## [Information provided]
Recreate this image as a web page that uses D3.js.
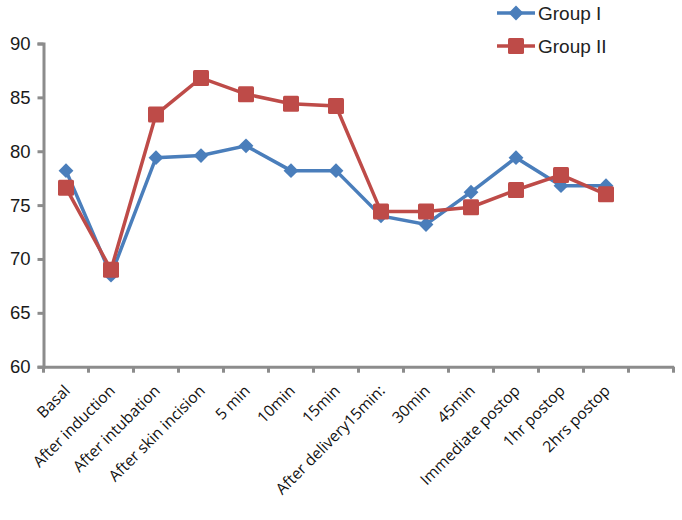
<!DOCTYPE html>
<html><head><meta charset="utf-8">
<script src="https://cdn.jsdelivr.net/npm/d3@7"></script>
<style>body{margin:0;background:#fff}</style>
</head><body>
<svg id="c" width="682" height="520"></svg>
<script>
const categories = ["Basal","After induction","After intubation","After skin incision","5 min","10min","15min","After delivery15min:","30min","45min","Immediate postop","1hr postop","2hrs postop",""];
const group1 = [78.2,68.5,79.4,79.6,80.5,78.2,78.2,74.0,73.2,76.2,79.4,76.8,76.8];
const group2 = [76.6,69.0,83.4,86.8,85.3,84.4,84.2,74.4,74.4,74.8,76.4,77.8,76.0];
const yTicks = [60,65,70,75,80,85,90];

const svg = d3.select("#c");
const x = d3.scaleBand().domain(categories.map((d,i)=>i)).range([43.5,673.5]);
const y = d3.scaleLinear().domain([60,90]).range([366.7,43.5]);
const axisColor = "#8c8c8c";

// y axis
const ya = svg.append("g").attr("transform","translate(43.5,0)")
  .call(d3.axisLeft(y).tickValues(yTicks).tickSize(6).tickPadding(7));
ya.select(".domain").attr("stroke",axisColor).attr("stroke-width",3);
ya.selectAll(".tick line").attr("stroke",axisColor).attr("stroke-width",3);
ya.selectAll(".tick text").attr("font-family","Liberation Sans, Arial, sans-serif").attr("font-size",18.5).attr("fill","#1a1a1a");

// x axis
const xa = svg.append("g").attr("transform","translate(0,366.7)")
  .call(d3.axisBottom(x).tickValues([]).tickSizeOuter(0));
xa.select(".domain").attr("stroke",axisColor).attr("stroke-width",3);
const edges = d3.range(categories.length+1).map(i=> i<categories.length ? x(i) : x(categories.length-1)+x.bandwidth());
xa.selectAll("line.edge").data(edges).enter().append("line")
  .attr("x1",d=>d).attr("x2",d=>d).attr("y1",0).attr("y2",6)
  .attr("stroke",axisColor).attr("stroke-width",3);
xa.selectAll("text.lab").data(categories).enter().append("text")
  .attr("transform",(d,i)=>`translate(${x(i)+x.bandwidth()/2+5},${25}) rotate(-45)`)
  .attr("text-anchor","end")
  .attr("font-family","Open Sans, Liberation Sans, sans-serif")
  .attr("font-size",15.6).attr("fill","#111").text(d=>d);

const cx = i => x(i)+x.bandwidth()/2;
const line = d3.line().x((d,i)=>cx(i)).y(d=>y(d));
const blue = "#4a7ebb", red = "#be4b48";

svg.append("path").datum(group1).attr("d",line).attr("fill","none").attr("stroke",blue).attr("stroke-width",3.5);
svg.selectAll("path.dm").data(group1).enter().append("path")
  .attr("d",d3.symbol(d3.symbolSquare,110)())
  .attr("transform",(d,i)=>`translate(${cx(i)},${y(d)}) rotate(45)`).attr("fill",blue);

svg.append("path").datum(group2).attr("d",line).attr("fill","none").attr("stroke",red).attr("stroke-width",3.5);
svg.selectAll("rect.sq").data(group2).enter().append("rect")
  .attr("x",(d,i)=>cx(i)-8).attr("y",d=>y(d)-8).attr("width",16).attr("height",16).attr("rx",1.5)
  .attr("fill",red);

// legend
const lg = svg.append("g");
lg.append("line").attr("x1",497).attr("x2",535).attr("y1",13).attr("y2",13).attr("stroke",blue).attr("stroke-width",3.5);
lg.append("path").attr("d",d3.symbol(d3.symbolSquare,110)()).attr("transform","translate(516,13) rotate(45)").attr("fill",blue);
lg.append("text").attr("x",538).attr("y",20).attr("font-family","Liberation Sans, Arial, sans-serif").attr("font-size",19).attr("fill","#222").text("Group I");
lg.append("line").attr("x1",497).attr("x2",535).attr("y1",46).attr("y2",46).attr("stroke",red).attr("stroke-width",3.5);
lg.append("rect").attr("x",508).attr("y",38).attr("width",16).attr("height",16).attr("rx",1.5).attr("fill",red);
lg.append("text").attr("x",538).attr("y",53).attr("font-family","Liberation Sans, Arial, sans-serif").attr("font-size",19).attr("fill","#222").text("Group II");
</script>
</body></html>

## [Task statement]
Print out the lines exactly, skipping any picture.

## [Result]
Recreate this image as a web page that uses D3.js.
<!DOCTYPE html>
<html><head><meta charset="utf-8">
<script src="https://cdn.jsdelivr.net/npm/d3@7"></script>
<style>body{margin:0;background:#fff}</style>
</head><body>
<svg id="c" width="682" height="520"></svg>
<script>
const categories = ["Basal","After induction","After intubation","After skin incision","5 min","10min","15min","After delivery15min:","30min","45min","Immediate postop","1hr postop","2hrs postop",""];
const group1 = [78.2,68.5,79.4,79.6,80.5,78.2,78.2,74.0,73.2,76.2,79.4,76.8,76.8];
const group2 = [76.6,69.0,83.4,86.8,85.3,84.4,84.2,74.4,74.4,74.8,76.4,77.8,76.0];
const yTicks = [60,65,70,75,80,85,90];

const svg = d3.select("#c");
const x = d3.scaleBand().domain(categories.map((d,i)=>i)).range([43.5,673.5]);
const y = d3.scaleLinear().domain([60,90]).range([366.7,43.5]);
const axisColor = "#8c8c8c";

// y axis
const ya = svg.append("g").attr("transform","translate(43.5,0)")
  .call(d3.axisLeft(y).tickValues(yTicks).tickSize(6).tickPadding(7));
ya.select(".domain").attr("stroke",axisColor).attr("stroke-width",3);
ya.selectAll(".tick line").attr("stroke",axisColor).attr("stroke-width",3);
ya.selectAll(".tick text").attr("font-family","Liberation Sans, Arial, sans-serif").attr("font-size",18.5).attr("fill","#1a1a1a");

// x axis
const xa = svg.append("g").attr("transform","translate(0,366.7)")
  .call(d3.axisBottom(x).tickValues([]).tickSizeOuter(0));
xa.select(".domain").attr("stroke",axisColor).attr("stroke-width",3);
const edges = d3.range(categories.length+1).map(i=> i<categories.length ? x(i) : x(categories.length-1)+x.bandwidth());
xa.selectAll("line.edge").data(edges).enter().append("line")
  .attr("x1",d=>d).attr("x2",d=>d).attr("y1",0).attr("y2",6)
  .attr("stroke",axisColor).attr("stroke-width",3);
xa.selectAll("text.lab").data(categories).enter().append("text")
  .attr("transform",(d,i)=>`translate(${x(i)+x.bandwidth()/2+5},${25}) rotate(-45)`)
  .attr("text-anchor","end")
  .attr("font-family","Open Sans, Liberation Sans, sans-serif")
  .attr("font-size",15.6).attr("fill","#111").text(d=>d);

const cx = i => x(i)+x.bandwidth()/2;
const line = d3.line().x((d,i)=>cx(i)).y(d=>y(d));
const blue = "#4a7ebb", red = "#be4b48";

svg.append("path").datum(group1).attr("d",line).attr("fill","none").attr("stroke",blue).attr("stroke-width",3.5);
svg.selectAll("path.dm").data(group1).enter().append("path")
  .attr("d",d3.symbol(d3.symbolSquare,110)())
  .attr("transform",(d,i)=>`translate(${cx(i)},${y(d)}) rotate(45)`).attr("fill",blue);

svg.append("path").datum(group2).attr("d",line).attr("fill","none").attr("stroke",red).attr("stroke-width",3.5);
svg.selectAll("rect.sq").data(group2).enter().append("rect")
  .attr("x",(d,i)=>cx(i)-8).attr("y",d=>y(d)-8).attr("width",16).attr("height",16).attr("rx",1.5)
  .attr("fill",red);

// legend
const lg = svg.append("g");
lg.append("line").attr("x1",497).attr("x2",535).attr("y1",13).attr("y2",13).attr("stroke",blue).attr("stroke-width",3.5);
lg.append("path").attr("d",d3.symbol(d3.symbolSquare,110)()).attr("transform","translate(516,13) rotate(45)").attr("fill",blue);
lg.append("text").attr("x",538).attr("y",20).attr("font-family","Liberation Sans, Arial, sans-serif").attr("font-size",19).attr("fill","#222").text("Group I");
lg.append("line").attr("x1",497).attr("x2",535).attr("y1",46).attr("y2",46).attr("stroke",red).attr("stroke-width",3.5);
lg.append("rect").attr("x",508).attr("y",38).attr("width",16).attr("height",16).attr("rx",1.5).attr("fill",red);
lg.append("text").attr("x",538).attr("y",53).attr("font-family","Liberation Sans, Arial, sans-serif").attr("font-size",19).attr("fill","#222").text("Group II");
</script>
</body></html>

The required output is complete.